Peringatan Hari Ayah: Ancaman Tanpa Ayah pada Perkembangan Emosional Anak

goodside
3 Min Read

Hari Ayah diperingati setiap tanggal 12 November. Google Doodle hari ini juga turut mengangkat tema peringatan Hari Ayah di Indonesia. Perayaan ini bukan hanya sekadar momen khusus, tetapi juga menjadi pengingat akan pentingnya kehadiran sosok ayah dalam tumbuh kembang anak.

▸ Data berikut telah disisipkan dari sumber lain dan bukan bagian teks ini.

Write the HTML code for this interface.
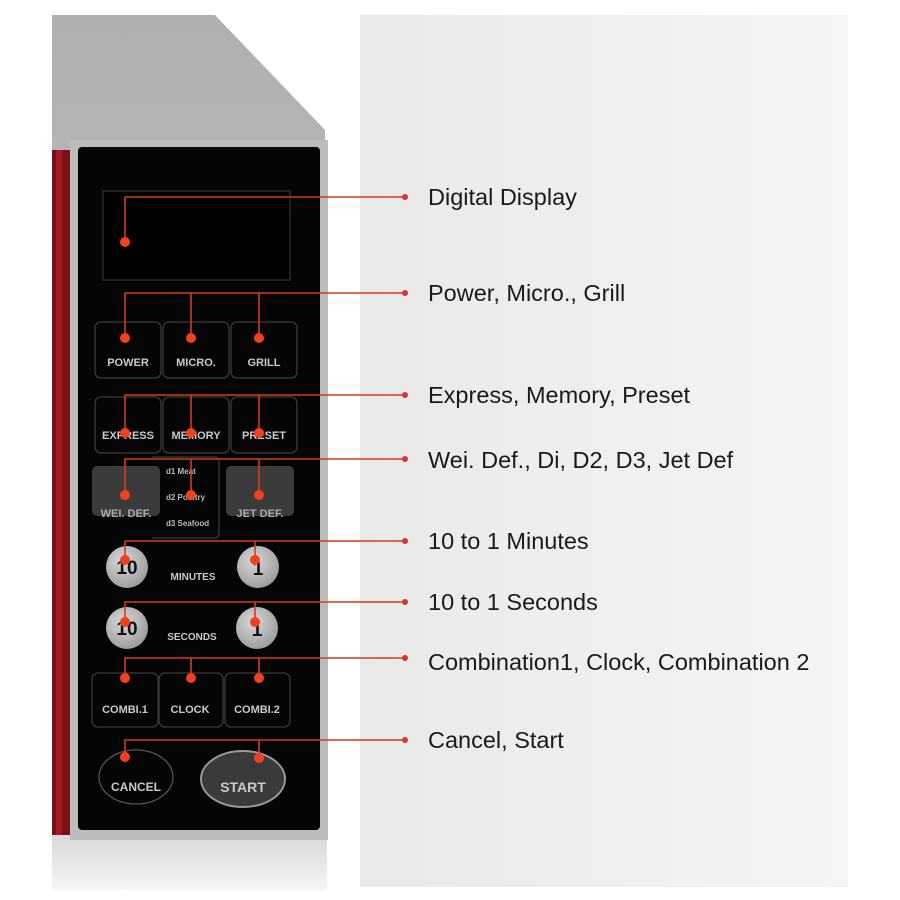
<!DOCTYPE html>
<html><head><meta charset="utf-8"><style>
html,body{margin:0;padding:0;background:#fff;}
svg{display:block}
</style></head><body>
<svg width="900" height="900" viewBox="0 0 900 900" xmlns="http://www.w3.org/2000/svg" font-family="Liberation Sans, sans-serif">
<defs>
<linearGradient id="bg" x1="0" x2="1" y1="0" y2="0"><stop offset="0" stop-color="#e9e9e9"/><stop offset="1" stop-color="#f5f5f5"/></linearGradient>
<linearGradient id="body" x1="0" x2="0" y1="0" y2="1"><stop offset="0" stop-color="#b0b0b0"/><stop offset="1" stop-color="#c8c8c8"/></linearGradient>
<linearGradient id="refl" x1="0" x2="0" y1="0" y2="1"><stop offset="0" stop-color="#d8d8d8"/><stop offset="1" stop-color="#f6f6f6"/></linearGradient>
<radialGradient id="btn" cx="0.4" cy="0.35" r="0.7"><stop offset="0" stop-color="#d8d8d8"/><stop offset="1" stop-color="#9a9a9a"/></radialGradient>
</defs>
<rect x="360" y="15" width="488" height="872" fill="url(#bg)"/>
<polygon points="52,15 215,15 325,130 328,835 52,835" fill="url(#body)"/>
<rect x="52" y="835" width="275" height="55" fill="url(#refl)"/>
<rect x="52" y="150" width="18" height="685" fill="#7a1016"/>
<rect x="56" y="150" width="6" height="685" fill="#a31a20"/>
<rect x="70" y="140" width="258" height="700" fill="#bcbcbc"/>
<rect x="78" y="147" width="242" height="683" rx="4" fill="#050505"/>
<rect x="103" y="191" width="187" height="89" fill="#000" stroke="#2a2a2a" stroke-width="1.5"/>
<g fill="none" stroke="#3a3a3a" stroke-width="1.3">
<rect x="95" y="322" width="66" height="56" rx="6"/><rect x="163" y="322" width="66" height="56" rx="6"/><rect x="231" y="322" width="66" height="56" rx="6"/>
<rect x="95" y="397" width="66" height="56" rx="6"/><rect x="163" y="397" width="66" height="56" rx="6"/><rect x="231" y="397" width="66" height="56" rx="6"/>
<path d="M152 457 H214 Q219 457 219 462 V533 Q219 538 214 538 H152"/>
<rect x="92" y="673" width="66" height="54" rx="6"/><rect x="159" y="673" width="64" height="54" rx="6"/><rect x="225" y="673" width="65" height="54" rx="6"/>
<ellipse cx="136" cy="777" rx="37" ry="27" stroke="#555"/>
</g>
<rect x="92" y="466" width="68" height="50" rx="5" fill="#3b3b3b"/>
<rect x="226" y="466" width="68" height="50" rx="5" fill="#3b3b3b"/>
<ellipse cx="243" cy="779" rx="42" ry="28" fill="#3a3a3a" stroke="#9a9a9a" stroke-width="2"/>
<g fill="url(#btn)">
<circle cx="127" cy="567" r="21"/><circle cx="258" cy="567" r="21"/>
<circle cx="127" cy="628" r="21"/><circle cx="257" cy="628" r="21"/>
</g>
<g fill="#111" font-weight="bold" font-size="19" text-anchor="middle">
<text x="127" y="574">10</text><text x="258" y="575">1</text>
<text x="127" y="635">10</text><text x="257" y="636">1</text>
</g>
<g fill="#c9c9c9" font-size="11" font-weight="bold" text-anchor="middle">
<text x="128" y="366">POWER</text><text x="196" y="366">MICRO.</text><text x="264" y="366">GRILL</text>
<text x="128" y="439">EXPRESS</text><text x="196" y="439">MEMORY</text><text x="264" y="439">PRESET</text>
<text x="126" y="517" fill="#aaa">WEI. DEF.</text><text x="260" y="517" fill="#aaa">JET DEF.</text>
<text x="193" y="580" font-size="10">MINUTES</text><text x="192" y="640" font-size="10">SECONDS</text>
<text x="125" y="713">COMBI.1</text><text x="190" y="713">CLOCK</text><text x="257" y="713">COMBI.2</text>
<text x="136" y="791" font-size="12">CANCEL</text><text x="243" y="792" font-size="14">START</text>
</g>
<g fill="#bbb" font-size="8" font-weight="bold">
<text x="166" y="474">d1 Meat</text><text x="166" y="500">d2 Poultry</text><text x="166" y="526">d3 Seafood</text>
</g>
<g stroke="#d43a22" stroke-width="1.6" fill="none">
<path d="M125 242 V197 H405"/>
<path d="M125 338 V293 H405 M191 293 V338 M259 293 V338"/>
<path d="M125 433 V395 H405 M191 395 V433 M259 395 V433"/>
<path d="M125 495 V459 H405 M191 459 V495 M259 459 V495"/>
<path d="M125 560 V541 H405 M255 541 V560"/>
<path d="M125 622 V602 H405 M255 602 V622"/>
<path d="M125 678 V658 H405 M191 658 V678 M259 658 V678"/>
<path d="M125 757 V740 H405 M259 740 V758"/>
</g>
<g fill="#f2401f">
<circle cx="125" cy="242" r="5"/>
<circle cx="125" cy="338" r="5"/><circle cx="191" cy="338" r="5"/><circle cx="259" cy="338" r="5"/>
<circle cx="125" cy="433" r="5"/><circle cx="191" cy="433" r="5"/><circle cx="259" cy="433" r="5"/>
<circle cx="125" cy="495" r="5"/><circle cx="191" cy="495" r="5"/><circle cx="259" cy="495" r="5"/>
<circle cx="125" cy="560" r="5"/><circle cx="255" cy="560" r="5"/>
<circle cx="125" cy="622" r="5"/><circle cx="255" cy="622" r="5"/>
<circle cx="125" cy="678" r="5"/><circle cx="191" cy="678" r="5"/><circle cx="259" cy="678" r="5"/>
<circle cx="125" cy="757" r="5"/><circle cx="259" cy="758" r="5"/>
<g fill="#d43a22"><circle cx="405" cy="197" r="3"/><circle cx="405" cy="293" r="3"/><circle cx="405" cy="395" r="3"/><circle cx="405" cy="459" r="3"/><circle cx="405" cy="541" r="3"/><circle cx="405" cy="602" r="3"/><circle cx="405" cy="658" r="3"/><circle cx="405" cy="740" r="3"/></g>
</g>
<g fill="#1a1a1a" font-size="23.5">
<text x="428" y="205">Digital Display</text>
<text x="428" y="301">Power, Micro., Grill</text>
<text x="428" y="403">Express, Memory, Preset</text>
<text x="428" y="468">Wei. Def., Di, D2, D3, Jet Def</text>
<text x="428" y="549">10 to 1 Minutes</text>
<text x="428" y="610">10 to 1 Seconds</text>
<text x="428" y="670">Combination1, Clock, Combination 2</text>
<text x="428" y="748">Cancel, Start</text>
</g>
</svg>
</body></html>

Ketidakhadiran ayah, baik secara fisik maupun emosional, kini menjadi topik yang sering dibicarakan. Fenomena ini ternyata memiliki dampak signifikan terhadap perkembangan psikologis dan emosional anak. Menurut Dekan Fakultas Psikologi Universitas Gadjah Mada (UGM), Rahmat Hidayat, sekitar 15,9 juta anak di Indonesia berpotensi tumbuh tanpa peran ayah yang memadai.

Dari jumlah tersebut, 4,4 juta anak tidak tinggal bersama ayah, sedangkan 11,5 juta lainnya tinggal bersama ayah yang bekerja lebih dari 60 jam per minggu atau lebih dari 12 jam per hari. Artinya, meskipun ayah hadir secara fisik, mereka cenderung absen secara emosional. Hal ini dapat berdampak pada perkembangan anak, terutama dalam hal kepercayaan diri, nilai moral, dan kecerdasan emosi.

“Kehadiran ayah sangat penting dalam membentuk kepribadian anak. Ketidakhadiran ayah secara emosional bisa menyebabkan anak kesulitan dalam membentuk identitas diri dan merasa kurang percaya diri,” ujar Rahmat.

Peran Ayah dalam Tiga Proses Pembelajaran Anak

Rahmat menjelaskan bahwa ada tiga proses pembelajaran utama yang membutuhkan peran aktif ayah sebagai role model:

  • Pembelajaran Observasional

    Anak belajar melalui pengamatan perilaku orang lain sejak usia dini. Ketidakhadiran ayah secara emosional membuat anak kehilangan model perilaku utama dalam mengendalikan diri, disiplin, dan tanggung jawab.

  • Pembelajaran Behavioral

    Proses ini dilakukan melalui pembiasaan dan penguatan perilaku. Sosok ayah berperan sebagai otoritas dalam mengatur batasan, memberikan penghargaan saat anak berperilaku baik, serta memberikan koreksi saat anak melanggar.

  • Pembelajaran Kognitif

    Fokus pada interaksi verbal seperti percakapan dan nasihat. Ayah berperan sebagai pengarah berpikir, penalaran, dan nilai-nilai yang membantu anak memahami dunia sosial.

“Ketiganya membutuhkan figur yang komplit. Tidak adanya sosok ayah jelas menghilangkan satu model peran yang memperkaya proses belajar anak sehingga tumbuh kembangnya bisa jadi tidak komplit,” ujar Rahmat.

Peran Pemerintah dalam Mengatasi Fenomena Fatherless

Meskipun peran ayah dapat digantikan secara terbatas oleh figur lain seperti ibu, guru, atau keluarga besar, Rahmat menekankan perlunya intervensi sistematis dari pemerintah. Ia menyarankan agar pemerintah aktif dalam mengatasi fenomena fatherless melalui edukasi pendidikan pranikah yang lebih sistemik dan intensif.

Program ini harus memastikan calon pasangan benar-benar memahami nilai, tanggung jawab, dan peran yang akan diemban sebelum membangun keluarga, bukan hanya formalitas administratif.

Selain itu, Rahmat menyoroti pentingnya pemerataan lapangan pekerjaan di daerah-daerah luar Jawa. Ia menilai tingginya kasus fatherless tidak bisa sepenuhnya disalahkan pada individu. Tekanan ekonomi dan kesempatan kerja yang timpang memaksa ayah memiliki mobilitas tinggi, yang pada akhirnya mengurangi interaksi emosional dengan anak.